━━ DATA EXTRACT ━━
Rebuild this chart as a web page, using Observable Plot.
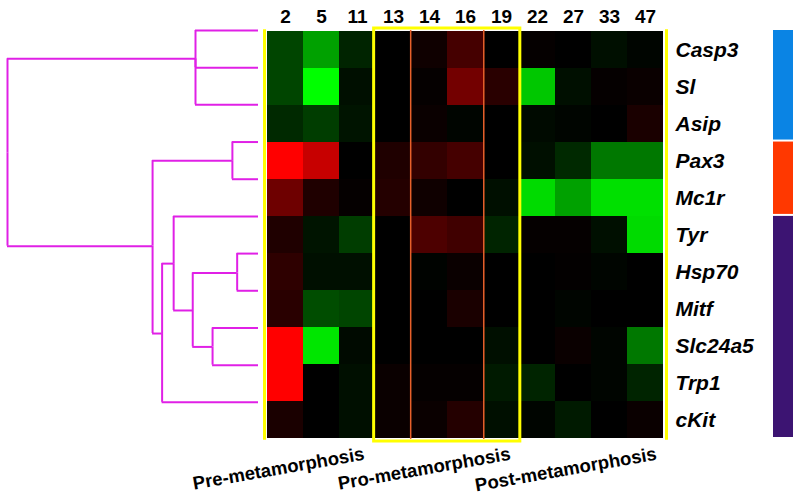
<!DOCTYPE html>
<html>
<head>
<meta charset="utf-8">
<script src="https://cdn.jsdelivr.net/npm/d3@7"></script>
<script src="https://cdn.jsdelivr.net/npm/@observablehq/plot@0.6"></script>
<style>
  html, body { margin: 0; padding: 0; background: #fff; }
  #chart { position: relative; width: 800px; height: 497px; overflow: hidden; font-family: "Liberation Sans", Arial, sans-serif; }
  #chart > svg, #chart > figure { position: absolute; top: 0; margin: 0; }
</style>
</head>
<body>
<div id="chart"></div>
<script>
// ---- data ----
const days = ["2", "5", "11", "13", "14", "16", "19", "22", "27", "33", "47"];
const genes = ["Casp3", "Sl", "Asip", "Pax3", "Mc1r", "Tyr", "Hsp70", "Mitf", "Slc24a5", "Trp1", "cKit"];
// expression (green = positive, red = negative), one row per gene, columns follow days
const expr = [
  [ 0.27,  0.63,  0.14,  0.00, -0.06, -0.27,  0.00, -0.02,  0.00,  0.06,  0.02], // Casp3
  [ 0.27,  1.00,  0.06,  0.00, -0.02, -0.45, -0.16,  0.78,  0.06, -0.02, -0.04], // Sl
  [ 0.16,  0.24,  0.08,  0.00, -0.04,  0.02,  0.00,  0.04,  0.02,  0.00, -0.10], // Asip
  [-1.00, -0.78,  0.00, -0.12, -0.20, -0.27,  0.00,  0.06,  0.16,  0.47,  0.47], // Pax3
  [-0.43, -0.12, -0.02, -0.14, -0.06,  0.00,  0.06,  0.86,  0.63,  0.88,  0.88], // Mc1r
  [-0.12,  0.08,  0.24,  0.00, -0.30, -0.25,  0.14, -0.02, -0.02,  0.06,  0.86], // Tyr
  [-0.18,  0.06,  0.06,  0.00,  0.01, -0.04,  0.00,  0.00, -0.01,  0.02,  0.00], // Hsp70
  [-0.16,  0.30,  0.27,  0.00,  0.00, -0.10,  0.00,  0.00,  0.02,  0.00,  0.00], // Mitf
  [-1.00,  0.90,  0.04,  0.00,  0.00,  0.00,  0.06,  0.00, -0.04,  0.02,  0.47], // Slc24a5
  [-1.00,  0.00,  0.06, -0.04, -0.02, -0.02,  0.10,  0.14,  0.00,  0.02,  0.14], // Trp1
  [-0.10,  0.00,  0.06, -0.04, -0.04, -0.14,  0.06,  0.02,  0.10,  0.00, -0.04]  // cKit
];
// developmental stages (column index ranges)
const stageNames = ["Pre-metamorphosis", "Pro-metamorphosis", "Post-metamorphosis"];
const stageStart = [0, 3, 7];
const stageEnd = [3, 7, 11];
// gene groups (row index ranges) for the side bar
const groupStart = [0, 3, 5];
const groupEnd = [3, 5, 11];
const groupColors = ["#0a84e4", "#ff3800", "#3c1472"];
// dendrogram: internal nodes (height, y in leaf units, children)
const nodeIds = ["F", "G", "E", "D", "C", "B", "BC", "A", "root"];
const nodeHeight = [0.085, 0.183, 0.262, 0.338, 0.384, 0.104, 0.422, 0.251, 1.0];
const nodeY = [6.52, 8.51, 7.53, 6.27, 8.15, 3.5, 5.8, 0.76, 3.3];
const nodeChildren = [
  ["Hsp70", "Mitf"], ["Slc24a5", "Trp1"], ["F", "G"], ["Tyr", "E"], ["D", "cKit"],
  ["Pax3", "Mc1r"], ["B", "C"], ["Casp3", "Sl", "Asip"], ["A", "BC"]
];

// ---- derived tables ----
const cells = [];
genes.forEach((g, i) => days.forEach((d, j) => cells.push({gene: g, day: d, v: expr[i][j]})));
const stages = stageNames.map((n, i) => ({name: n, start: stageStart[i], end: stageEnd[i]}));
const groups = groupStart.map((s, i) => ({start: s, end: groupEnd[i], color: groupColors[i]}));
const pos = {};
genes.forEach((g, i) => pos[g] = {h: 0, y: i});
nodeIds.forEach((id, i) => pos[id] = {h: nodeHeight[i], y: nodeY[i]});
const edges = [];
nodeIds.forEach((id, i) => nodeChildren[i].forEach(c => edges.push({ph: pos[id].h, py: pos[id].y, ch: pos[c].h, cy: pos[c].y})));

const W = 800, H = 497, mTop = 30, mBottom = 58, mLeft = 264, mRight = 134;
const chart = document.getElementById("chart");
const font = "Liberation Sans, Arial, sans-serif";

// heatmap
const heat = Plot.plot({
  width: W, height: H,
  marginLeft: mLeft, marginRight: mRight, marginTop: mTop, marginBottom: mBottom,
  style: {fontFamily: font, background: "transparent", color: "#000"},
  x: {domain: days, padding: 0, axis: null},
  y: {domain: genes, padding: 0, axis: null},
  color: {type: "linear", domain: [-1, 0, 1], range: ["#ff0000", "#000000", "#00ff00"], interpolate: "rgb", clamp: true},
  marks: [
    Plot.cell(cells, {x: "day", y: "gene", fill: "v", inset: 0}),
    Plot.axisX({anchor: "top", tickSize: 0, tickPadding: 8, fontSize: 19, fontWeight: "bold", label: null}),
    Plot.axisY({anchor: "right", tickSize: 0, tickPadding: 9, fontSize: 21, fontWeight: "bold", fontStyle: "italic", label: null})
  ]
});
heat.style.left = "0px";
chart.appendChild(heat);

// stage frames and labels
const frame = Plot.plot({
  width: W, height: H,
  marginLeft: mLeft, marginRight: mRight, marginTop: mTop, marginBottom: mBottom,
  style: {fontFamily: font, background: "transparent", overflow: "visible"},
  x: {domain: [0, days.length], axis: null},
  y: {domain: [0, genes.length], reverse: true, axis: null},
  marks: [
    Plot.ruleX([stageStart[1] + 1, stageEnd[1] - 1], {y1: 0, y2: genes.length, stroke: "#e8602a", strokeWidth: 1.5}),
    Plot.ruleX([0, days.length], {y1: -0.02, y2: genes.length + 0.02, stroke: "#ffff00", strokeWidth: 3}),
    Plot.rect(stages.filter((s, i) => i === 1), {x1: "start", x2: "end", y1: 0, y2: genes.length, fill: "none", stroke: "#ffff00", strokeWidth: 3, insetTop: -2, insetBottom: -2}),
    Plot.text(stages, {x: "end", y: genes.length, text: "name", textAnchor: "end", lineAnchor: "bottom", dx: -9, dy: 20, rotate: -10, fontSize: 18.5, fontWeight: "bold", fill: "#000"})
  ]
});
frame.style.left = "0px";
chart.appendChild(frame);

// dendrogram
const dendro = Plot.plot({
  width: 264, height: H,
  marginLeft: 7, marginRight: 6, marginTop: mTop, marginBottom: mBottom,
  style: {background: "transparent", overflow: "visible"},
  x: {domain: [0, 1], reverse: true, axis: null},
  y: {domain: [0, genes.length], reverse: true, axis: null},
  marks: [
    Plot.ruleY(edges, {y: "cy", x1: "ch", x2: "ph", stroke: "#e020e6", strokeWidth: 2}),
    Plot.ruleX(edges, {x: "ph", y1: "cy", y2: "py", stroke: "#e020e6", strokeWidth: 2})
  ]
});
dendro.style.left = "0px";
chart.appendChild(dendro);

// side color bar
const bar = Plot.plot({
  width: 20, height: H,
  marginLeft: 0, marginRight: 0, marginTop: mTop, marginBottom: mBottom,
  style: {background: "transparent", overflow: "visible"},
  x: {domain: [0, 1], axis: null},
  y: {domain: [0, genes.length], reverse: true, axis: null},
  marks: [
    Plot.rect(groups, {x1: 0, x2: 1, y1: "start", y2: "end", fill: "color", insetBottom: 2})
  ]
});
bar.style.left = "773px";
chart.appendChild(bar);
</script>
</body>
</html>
━━━
Reproduce the whole listing word for word, setting aside any pictures.

Rebuild this chart as a web page, using Observable Plot.
<!DOCTYPE html>
<html>
<head>
<meta charset="utf-8">
<script src="https://cdn.jsdelivr.net/npm/d3@7"></script>
<script src="https://cdn.jsdelivr.net/npm/@observablehq/plot@0.6"></script>
<style>
  html, body { margin: 0; padding: 0; background: #fff; }
  #chart { position: relative; width: 800px; height: 497px; overflow: hidden; font-family: "Liberation Sans", Arial, sans-serif; }
  #chart > svg, #chart > figure { position: absolute; top: 0; margin: 0; }
</style>
</head>
<body>
<div id="chart"></div>
<script>
// ---- data ----
const days = ["2", "5", "11", "13", "14", "16", "19", "22", "27", "33", "47"];
const genes = ["Casp3", "Sl", "Asip", "Pax3", "Mc1r", "Tyr", "Hsp70", "Mitf", "Slc24a5", "Trp1", "cKit"];
// expression (green = positive, red = negative), one row per gene, columns follow days
const expr = [
  [ 0.27,  0.63,  0.14,  0.00, -0.06, -0.27,  0.00, -0.02,  0.00,  0.06,  0.02], // Casp3
  [ 0.27,  1.00,  0.06,  0.00, -0.02, -0.45, -0.16,  0.78,  0.06, -0.02, -0.04], // Sl
  [ 0.16,  0.24,  0.08,  0.00, -0.04,  0.02,  0.00,  0.04,  0.02,  0.00, -0.10], // Asip
  [-1.00, -0.78,  0.00, -0.12, -0.20, -0.27,  0.00,  0.06,  0.16,  0.47,  0.47], // Pax3
  [-0.43, -0.12, -0.02, -0.14, -0.06,  0.00,  0.06,  0.86,  0.63,  0.88,  0.88], // Mc1r
  [-0.12,  0.08,  0.24,  0.00, -0.30, -0.25,  0.14, -0.02, -0.02,  0.06,  0.86], // Tyr
  [-0.18,  0.06,  0.06,  0.00,  0.01, -0.04,  0.00,  0.00, -0.01,  0.02,  0.00], // Hsp70
  [-0.16,  0.30,  0.27,  0.00,  0.00, -0.10,  0.00,  0.00,  0.02,  0.00,  0.00], // Mitf
  [-1.00,  0.90,  0.04,  0.00,  0.00,  0.00,  0.06,  0.00, -0.04,  0.02,  0.47], // Slc24a5
  [-1.00,  0.00,  0.06, -0.04, -0.02, -0.02,  0.10,  0.14,  0.00,  0.02,  0.14], // Trp1
  [-0.10,  0.00,  0.06, -0.04, -0.04, -0.14,  0.06,  0.02,  0.10,  0.00, -0.04]  // cKit
];
// developmental stages (column index ranges)
const stageNames = ["Pre-metamorphosis", "Pro-metamorphosis", "Post-metamorphosis"];
const stageStart = [0, 3, 7];
const stageEnd = [3, 7, 11];
// gene groups (row index ranges) for the side bar
const groupStart = [0, 3, 5];
const groupEnd = [3, 5, 11];
const groupColors = ["#0a84e4", "#ff3800", "#3c1472"];
// dendrogram: internal nodes (height, y in leaf units, children)
const nodeIds = ["F", "G", "E", "D", "C", "B", "BC", "A", "root"];
const nodeHeight = [0.085, 0.183, 0.262, 0.338, 0.384, 0.104, 0.422, 0.251, 1.0];
const nodeY = [6.52, 8.51, 7.53, 6.27, 8.15, 3.5, 5.8, 0.76, 3.3];
const nodeChildren = [
  ["Hsp70", "Mitf"], ["Slc24a5", "Trp1"], ["F", "G"], ["Tyr", "E"], ["D", "cKit"],
  ["Pax3", "Mc1r"], ["B", "C"], ["Casp3", "Sl", "Asip"], ["A", "BC"]
];

// ---- derived tables ----
const cells = [];
genes.forEach((g, i) => days.forEach((d, j) => cells.push({gene: g, day: d, v: expr[i][j]})));
const stages = stageNames.map((n, i) => ({name: n, start: stageStart[i], end: stageEnd[i]}));
const groups = groupStart.map((s, i) => ({start: s, end: groupEnd[i], color: groupColors[i]}));
const pos = {};
genes.forEach((g, i) => pos[g] = {h: 0, y: i});
nodeIds.forEach((id, i) => pos[id] = {h: nodeHeight[i], y: nodeY[i]});
const edges = [];
nodeIds.forEach((id, i) => nodeChildren[i].forEach(c => edges.push({ph: pos[id].h, py: pos[id].y, ch: pos[c].h, cy: pos[c].y})));

const W = 800, H = 497, mTop = 30, mBottom = 58, mLeft = 264, mRight = 134;
const chart = document.getElementById("chart");
const font = "Liberation Sans, Arial, sans-serif";

// heatmap
const heat = Plot.plot({
  width: W, height: H,
  marginLeft: mLeft, marginRight: mRight, marginTop: mTop, marginBottom: mBottom,
  style: {fontFamily: font, background: "transparent", color: "#000"},
  x: {domain: days, padding: 0, axis: null},
  y: {domain: genes, padding: 0, axis: null},
  color: {type: "linear", domain: [-1, 0, 1], range: ["#ff0000", "#000000", "#00ff00"], interpolate: "rgb", clamp: true},
  marks: [
    Plot.cell(cells, {x: "day", y: "gene", fill: "v", inset: 0}),
    Plot.axisX({anchor: "top", tickSize: 0, tickPadding: 8, fontSize: 19, fontWeight: "bold", label: null}),
    Plot.axisY({anchor: "right", tickSize: 0, tickPadding: 9, fontSize: 21, fontWeight: "bold", fontStyle: "italic", label: null})
  ]
});
heat.style.left = "0px";
chart.appendChild(heat);

// stage frames and labels
const frame = Plot.plot({
  width: W, height: H,
  marginLeft: mLeft, marginRight: mRight, marginTop: mTop, marginBottom: mBottom,
  style: {fontFamily: font, background: "transparent", overflow: "visible"},
  x: {domain: [0, days.length], axis: null},
  y: {domain: [0, genes.length], reverse: true, axis: null},
  marks: [
    Plot.ruleX([stageStart[1] + 1, stageEnd[1] - 1], {y1: 0, y2: genes.length, stroke: "#e8602a", strokeWidth: 1.5}),
    Plot.ruleX([0, days.length], {y1: -0.02, y2: genes.length + 0.02, stroke: "#ffff00", strokeWidth: 3}),
    Plot.rect(stages.filter((s, i) => i === 1), {x1: "start", x2: "end", y1: 0, y2: genes.length, fill: "none", stroke: "#ffff00", strokeWidth: 3, insetTop: -2, insetBottom: -2}),
    Plot.text(stages, {x: "end", y: genes.length, text: "name", textAnchor: "end", lineAnchor: "bottom", dx: -9, dy: 20, rotate: -10, fontSize: 18.5, fontWeight: "bold", fill: "#000"})
  ]
});
frame.style.left = "0px";
chart.appendChild(frame);

// dendrogram
const dendro = Plot.plot({
  width: 264, height: H,
  marginLeft: 7, marginRight: 6, marginTop: mTop, marginBottom: mBottom,
  style: {background: "transparent", overflow: "visible"},
  x: {domain: [0, 1], reverse: true, axis: null},
  y: {domain: [0, genes.length], reverse: true, axis: null},
  marks: [
    Plot.ruleY(edges, {y: "cy", x1: "ch", x2: "ph", stroke: "#e020e6", strokeWidth: 2}),
    Plot.ruleX(edges, {x: "ph", y1: "cy", y2: "py", stroke: "#e020e6", strokeWidth: 2})
  ]
});
dendro.style.left = "0px";
chart.appendChild(dendro);

// side color bar
const bar = Plot.plot({
  width: 20, height: H,
  marginLeft: 0, marginRight: 0, marginTop: mTop, marginBottom: mBottom,
  style: {background: "transparent", overflow: "visible"},
  x: {domain: [0, 1], axis: null},
  y: {domain: [0, genes.length], reverse: true, axis: null},
  marks: [
    Plot.rect(groups, {x1: 0, x2: 1, y1: "start", y2: "end", fill: "color", insetBottom: 2})
  ]
});
bar.style.left = "773px";
chart.appendChild(bar);
</script>
</body>
</html>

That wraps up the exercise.